Jun. 5th, 2004

whitereflection: (hitoride sabishii)
...from here at least. You all are lucky I don't just title this something like "Nghahrrrghugh", since I am particularly feeling the just-woke-up-still-not-getting-enough-sleep-oh-dear-heavens-am-grumpy thing. (Can I string anything more together with hyphens? Bah.) Very tired. Very zombie-grumpy. And sniffly. >p Ah, there. Allegra. Sniffly, I can do something about at least. Though I look in the bathroom mirror and wonder why my hair will never do anything but hang down straight, even if I style, even if I spend a ton on sprays and gels--but one good case of bedhead, and my bangs defy gravity? Eh.

Ok, to the point. Let's see... Went to the Alki area, and I can tell I miss very much how Mom used to live down there. Not that she's terribly far up the hill, but it's a different neighborhood, and a lot less of a view. And I miss that area down there. It's just so gorgeous, and the beachfront always has called to me the most. But we hit the bakery down there (had a cheesecake, Katkat--an individual one with raspberry puree on it covered in chocolate ganache and a bit of whipped cream <3<3 ). Then walked the beach for several hours.

Was the perfect, perfect day for walking by the sound. Gorgeous weather--not too warm or cool, just a slight breeze, very sunny. And they were having the lowest tide of the last several years (I guess it normally gets down to a level of '3'ish, but it was rated as a '-4'). So spent a lot of time just walking along the edge of the surf, avoiding incoming waves (not terribly well ^^; ), looking at shells and sealife and seaweed and gulls and such. Were a rather lot of broken up crabs, so I imagine the gulls were happy. Saw a bunch of starfish, too. I should have just waded, but didn't think to take off shoes and socks and so that all just eventually got damp and then soaked (I always forget how heavy leather gets when wet). Slopped around in the soggy sand, snooped in the tidal pools, people-watched (tons of kids there). Man, I just love the look of it, the smell, the sound, the everything. I can't describe how much I want to be around the beach or the waterfront all the time--even if I can't live there, to be able to go to it at a moment's notice... I want that so much.
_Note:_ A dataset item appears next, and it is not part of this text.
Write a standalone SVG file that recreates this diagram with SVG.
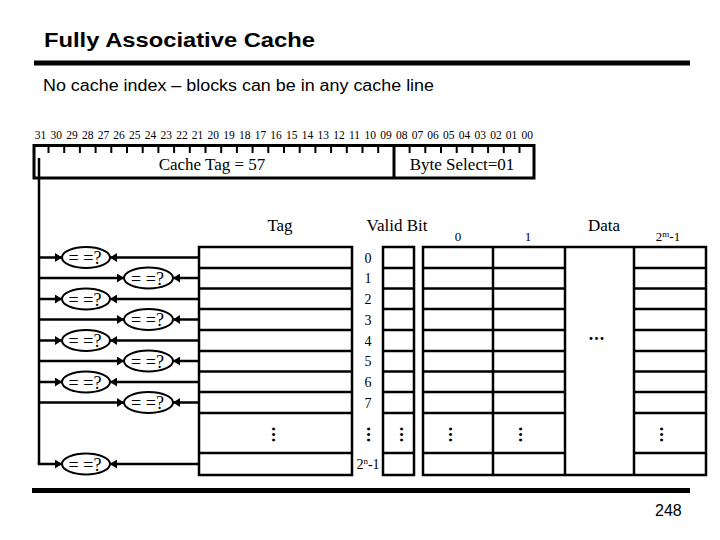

Anyway. There was also one rather nice time, where we stopped to rest a bit on this cement pillar/bench. It'd gotten warmed by sun, and so were we, and eventually I just dozed off for a while, and lemme tell you, that's the most amazing thing. That's contentment. And yay for sunscreen spray--all this and I didn't really make my sunburn any worse. So the rest of the day--we'd intended to go to the Space Needle restaurant, but they decided to change to be more exclusive, so we couldn't go in as we were dressed like 'tourist' instead of in 'business casual'. Elitist gits. So instead we went back to the waterfront shops, and hit a restaurant where you could get one of those steamed crabpot combos--had two types of crab, clams, mussels, oysters, whole shrimp ( ._. heads... ), halibut and salmon skewers, corn, potatoes. Basically you eat with your hands and a mallet (seriously), and it's the messiest thing I've ever, ever done. And the whole restaurant all you could hear was the sound of wooden mallets pounding. (Gads, and I've washed my hands so many times since, and I swear I still can smell the seasoning ^^; )
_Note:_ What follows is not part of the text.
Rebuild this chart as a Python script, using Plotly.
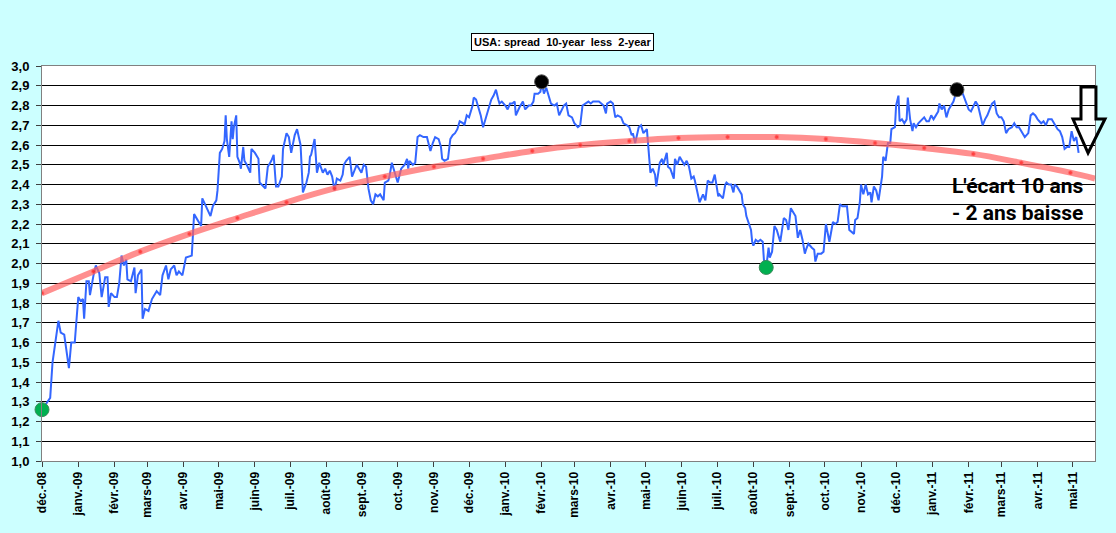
import pandas as pd
import plotly.graph_objects as go

## spread 10y - 2y (days counted from 1 Dec 2008)
day_offsets = [
    0, 7, 9, 14, 16, 19, 23, 25, 28, 31, 33, 35, 36, 38, 40, 41, 44, 46, 49, 51,
    54, 56, 57, 59, 62, 64, 66, 68, 70, 72, 73, 76, 79, 80, 82, 85, 86, 88, 91, 94,
    98, 101, 103, 106, 108, 110, 113, 115, 117, 120, 123, 128, 130, 133, 136, 137, 140, 142, 144, 146,
    149, 150, 152, 154, 156, 157, 158, 160, 162, 163, 164, 166, 167, 169, 170, 172, 173, 175, 178, 179,
    182, 185, 186, 191, 193, 196, 198, 200, 202, 205, 206, 209, 211, 213, 215, 216, 218, 221, 223, 226,
    228, 229, 230, 233, 235, 237, 240, 242, 244, 246, 248, 250, 252, 255, 257, 258, 260, 263, 265, 267,
    269, 271, 273, 275, 277, 279, 281, 283, 285, 287, 289, 292, 293, 296, 297, 299, 302, 304, 307, 310,
    312, 313, 314, 317, 319, 321, 323, 326, 329, 331, 332, 334, 336, 339, 341, 342, 344, 347, 349, 351,
    353, 355, 357, 360, 361, 363, 365, 367, 368, 369, 371, 373, 375, 377, 379, 381, 384, 386, 388, 390,
    391, 393, 396, 398, 400, 402, 404, 405, 407, 408, 411, 413, 416, 418, 420, 421, 424, 426, 427, 429,
    431, 433, 435, 438, 440, 442, 444, 446, 448, 450, 453, 455, 458, 460, 462, 467, 469, 471, 474, 476,
    478, 480, 482, 483, 486, 488, 490, 492, 495, 497, 500, 502, 504, 505, 507, 509, 510, 512, 514, 517,
    518, 520, 522, 524, 525, 528, 530, 531, 534, 535, 537, 540, 541, 543, 545, 547, 549, 551, 553, 555,
    557, 558, 560, 562, 565, 567, 568, 569, 571, 573, 575, 577, 578, 579, 582, 584, 585, 587, 589, 591,
    592, 594, 596, 598, 599, 601, 602, 604, 606, 607, 608, 610, 612, 614, 616, 617, 619, 621, 622, 624,
    626, 628, 631, 632, 634, 636, 638, 640, 642, 644, 646, 648, 650, 652, 653, 655, 658, 660, 661, 663,
    666, 668, 670, 672, 673, 676, 678, 680, 682, 684, 686, 688, 690, 692, 694, 695, 697, 699, 700, 702,
    704, 706, 708, 709, 711, 713, 715, 718, 719, 721, 723, 725, 726, 729, 730, 732, 733, 735, 737, 739,
    740, 742, 744, 745, 747, 749, 752, 754, 756, 758, 760, 762, 764, 766, 767, 769, 771, 773, 775, 777,
    779, 782, 785, 787, 790, 792, 794, 796, 798, 800, 802, 804, 806, 808, 810, 812, 814, 816, 818, 820,
    822, 824, 826, 829, 831, 833, 835, 837, 840, 843, 845, 847, 849, 851, 854, 856, 858, 860, 863, 866,
    868, 870, 872, 874, 876, 878, 880, 882, 884, 886,
]
spread = [
    1.26, 1.32, 1.50, 1.71, 1.65, 1.64, 1.47, 1.60, 1.60, 1.83, 1.81, 1.82, 1.72, 1.91, 1.91, 1.84, 1.94, 1.99, 1.95, 1.83,
    1.93, 1.93, 1.78, 1.85, 1.83, 1.83, 1.90, 2.04, 1.99, 2.02, 1.92, 1.91, 1.98, 1.85, 1.94, 1.97, 1.72, 1.77, 1.76, 1.82,
    1.86, 1.84, 1.94, 1.99, 1.92, 1.97, 1.99, 1.94, 1.96, 1.94, 2.03, 2.04, 2.25, 2.22, 2.19, 2.33, 2.29, 2.26, 2.24, 2.29,
    2.32, 2.37, 2.56, 2.58, 2.62, 2.75, 2.63, 2.54, 2.72, 2.63, 2.69, 2.75, 2.54, 2.51, 2.48, 2.59, 2.52, 2.50, 2.46, 2.58,
    2.56, 2.53, 2.41, 2.38, 2.49, 2.52, 2.55, 2.39, 2.39, 2.44, 2.58, 2.66, 2.64, 2.56, 2.62, 2.65, 2.68, 2.60, 2.36, 2.41,
    2.46, 2.54, 2.55, 2.63, 2.46, 2.51, 2.46, 2.48, 2.45, 2.47, 2.44, 2.37, 2.43, 2.42, 2.45, 2.50, 2.52, 2.54, 2.44, 2.47,
    2.50, 2.48, 2.46, 2.50, 2.49, 2.38, 2.32, 2.30, 2.35, 2.34, 2.35, 2.32, 2.41, 2.42, 2.44, 2.51, 2.45, 2.41, 2.48, 2.50,
    2.53, 2.48, 2.52, 2.50, 2.51, 2.64, 2.65, 2.64, 2.64, 2.60, 2.57, 2.61, 2.64, 2.63, 2.59, 2.53, 2.52, 2.53, 2.63, 2.65,
    2.66, 2.68, 2.72, 2.71, 2.70, 2.75, 2.74, 2.78, 2.80, 2.84, 2.83, 2.79, 2.75, 2.69, 2.73, 2.78, 2.83, 2.85, 2.88, 2.83,
    2.81, 2.82, 2.80, 2.78, 2.81, 2.81, 2.82, 2.75, 2.78, 2.79, 2.82, 2.78, 2.80, 2.80, 2.82, 2.86, 2.86, 2.87, 2.92, 2.86,
    2.89, 2.85, 2.81, 2.80, 2.81, 2.75, 2.78, 2.80, 2.81, 2.75, 2.74, 2.71, 2.69, 2.70, 2.80, 2.82, 2.81, 2.82, 2.82, 2.82,
    2.81, 2.80, 2.76, 2.81, 2.82, 2.81, 2.74, 2.75, 2.74, 2.71, 2.70, 2.69, 2.65, 2.66, 2.61, 2.67, 2.69, 2.70, 2.66, 2.68,
    2.61, 2.46, 2.48, 2.45, 2.39, 2.51, 2.53, 2.50, 2.56, 2.49, 2.48, 2.43, 2.53, 2.50, 2.54, 2.52, 2.50, 2.52, 2.49, 2.43,
    2.44, 2.42, 2.37, 2.31, 2.35, 2.32, 2.37, 2.42, 2.41, 2.41, 2.45, 2.36, 2.34, 2.35, 2.33, 2.40, 2.41, 2.40, 2.40, 2.36,
    2.40, 2.39, 2.37, 2.35, 2.30, 2.28, 2.24, 2.20, 2.17, 2.11, 2.09, 2.12, 2.11, 2.12, 2.11, 2.02, 1.98, 2.08, 2.03, 2.06,
    2.19, 2.17, 2.11, 2.15, 2.23, 2.22, 2.17, 2.28, 2.26, 2.24, 2.13, 2.17, 2.12, 2.05, 2.07, 2.10, 2.08, 2.07, 2.01, 2.05,
    2.05, 2.06, 2.20, 2.15, 2.11, 2.21, 2.20, 2.21, 2.30, 2.29, 2.29, 2.29, 2.17, 2.16, 2.15, 2.22, 2.23, 2.31, 2.40, 2.35,
    2.40, 2.35, 2.36, 2.31, 2.39, 2.37, 2.32, 2.44, 2.54, 2.52, 2.61, 2.61, 2.68, 2.69, 2.80, 2.85, 2.72, 2.73, 2.71, 2.73,
    2.84, 2.73, 2.67, 2.71, 2.69, 2.71, 2.73, 2.74, 2.72, 2.72, 2.75, 2.73, 2.75, 2.77, 2.81, 2.78, 2.80, 2.74, 2.78, 2.80,
    2.82, 2.88, 2.86, 2.86, 2.81, 2.78, 2.77, 2.80, 2.82, 2.80, 2.75, 2.70, 2.73, 2.75, 2.78, 2.81, 2.82, 2.76, 2.74, 2.74,
    2.72, 2.66, 2.68, 2.69, 2.71, 2.69, 2.69, 2.67, 2.64, 2.66, 2.75, 2.76, 2.75, 2.73, 2.71, 2.72, 2.70, 2.73, 2.73, 2.70,
    2.68, 2.67, 2.64, 2.58, 2.59, 2.59, 2.67, 2.62, 2.64, 2.56,
]

## polynomial trend (red), read at its dots
trend_days = [0, 44, 84, 126, 167, 209, 250, 293, 335, 377, 419, 460, 502, 544, 586, 628, 670, 712, 754, 796, 837, 879, 900]
trend_vals = [1.85, 1.96, 2.06, 2.15, 2.23, 2.31, 2.38, 2.44, 2.49, 2.53, 2.57, 2.60, 2.62, 2.635, 2.64, 2.64, 2.63, 2.61, 2.585, 2.555, 2.51, 2.46, 2.43]

## highlighted lows / highs
low_days = [0, 619]
low_vals = [1.26, 1.98]
high_days = [427, 782]
high_vals = [2.92, 2.88]

tick_dates = pd.date_range("2008-12-01", "2011-05-01", freq="MS")
tick_labels = ["déc.-08", "janv.-09", "févr.-09", "mars-09", "avr.-09", "mai-09", "juin-09", "juil.-09",
               "août-09", "sept.-09", "oct.-09", "nov.-09", "déc.-09", "janv.-10", "févr.-10", "mars-10",
               "avr.-10", "mai-10", "juin-10", "juil.-10", "août-10", "sept.-10", "oct.-10", "nov.-10",
               "déc.-10", "janv.-11", "févr.-11", "mars-11", "avr.-11", "mai-11"]

start = pd.Timestamp("2008-12-01")


def to_dates(days):
    return start + pd.to_timedelta(days, unit="D")


fig = go.Figure()
fig.add_trace(go.Scatter(x=to_dates(day_offsets), y=spread, mode="lines",
                         line=dict(color="#3366FF", width=2), showlegend=False))
fig.add_trace(go.Scatter(x=to_dates(trend_days), y=trend_vals, mode="lines+markers",
                         line=dict(color="rgba(255,100,100,0.72)", width=6, shape="spline"),
                         marker=dict(color="#FF2020", size=[4] * (len(trend_days) - 1) + [0]),
                         showlegend=False))
fig.add_trace(go.Scatter(x=to_dates(low_days), y=low_vals, mode="markers", cliponaxis=False,
                         marker=dict(color="#00B050", size=14, line=dict(color="#3A8A5A", width=1)),
                         showlegend=False))
fig.add_trace(go.Scatter(x=to_dates(high_days), y=high_vals, mode="markers", cliponaxis=False,
                         marker=dict(color="black", size=14, line=dict(color="#555555", width=1)),
                         showlegend=False))

## plot area in pixels: x 42..1095, y 66..461
L, R, T, B = 42, 1095, 66, 461


def px(x):
    return (x - L) / (R - L)


def py(y):
    return (B - y) / (B - T)


arrow = [(1081, 87), (1096, 87), (1096, 119), (1105, 119), (1088, 153), (1073, 119), (1081, 119)]
path = "M " + " L ".join(f"{px(a):.4f},{py(b):.4f}" for a, b in arrow) + " Z"

fig.update_layout(
    width=1116, height=533,
    margin=dict(l=L, r=1116 - R, t=T, b=533 - B),
    paper_bgcolor="#CCFFFF", plot_bgcolor="white",
    separators=", ",
    font=dict(family="Liberation Sans, Arial", color="black"),
    shapes=[dict(type="path", path=path, xref="paper", yref="paper",
                 line=dict(color="black", width=3))],
    annotations=[
        dict(text="USA: spread\u00a0 10-year\u00a0 less\u00a0 2-year", xref="paper", yref="paper",
             x=px(562), y=py(42), xanchor="center", yanchor="middle", showarrow=False,
             bgcolor="white", bordercolor="black", borderwidth=1, borderpad=2,
             font=dict(size=11, weight="bold")),
        dict(text="L'écart 10 ans<br>- 2 ans baisse", xref="paper", yref="paper",
             x=px(1018), y=py(199), xanchor="center", yanchor="middle", showarrow=False,
             font=dict(family="Roboto", size=21, weight="bold", color="black")),
    ],
)
fig.update_xaxes(range=[start, pd.Timestamp("2011-05-20")], tickvals=tick_dates, ticktext=tick_labels,
                 tickangle=-90, ticks="outside", ticklen=5, tickcolor="#404040",
                 tickfont=dict(size=12, weight="bold"), showgrid=False,
                 showline=True, linecolor="#808080", linewidth=1, mirror=True)
fig.update_yaxes(range=[1, 3], dtick=0.1, tickformat=".1f", ticks="outside", ticklen=5,
                 tickcolor="#404040", tickfont=dict(size=13, weight="bold"), ticklabelstandoff=4,
                 showgrid=True, gridcolor="black", gridwidth=1, zeroline=False,
                 showline=True, linecolor="#808080", linewidth=1, mirror=True)

## the page's default body margin would shift the chart by 8px
fig.write_html("out.html", config={"displayModeBar": False},
               post_script="document.body.style.margin='0';")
So there it is, the last of it. Today we pack, and bus out to the airport. Wheefun. I hate going through security and all that. Then I have tomorrow to force myself back into the right time zone, in preparation for work Monday. I don't think I'm going to be especially cheery. ._. Especially since there will be no lazing tomorrow--have to unpack, straighten out the post-trip finances, and go to Leslie's DnD game. And of course, I don't even want to go back anyway. I love this city. Adore it. Even the fussy things, I can rant about but still just shrug off, because I just love it here. And god, I want to be around Mom, I don't like being half a country away--it's already been a year and a half since I last saw her, how long is it going to be the next time? I wish I could just move out here--I hate that it's so damned expensive so that it's impossible for me to convince someone we need to move, and like always I wonder if things will ever be if I can just come out here on my own.

But anyway, I digress, severely. >_> Shutting up now, getting back to the normal--guess I'll get Ma to burn me off a CD of all those photos, and upload some of the other stuff from the last several days once I'm back home or something.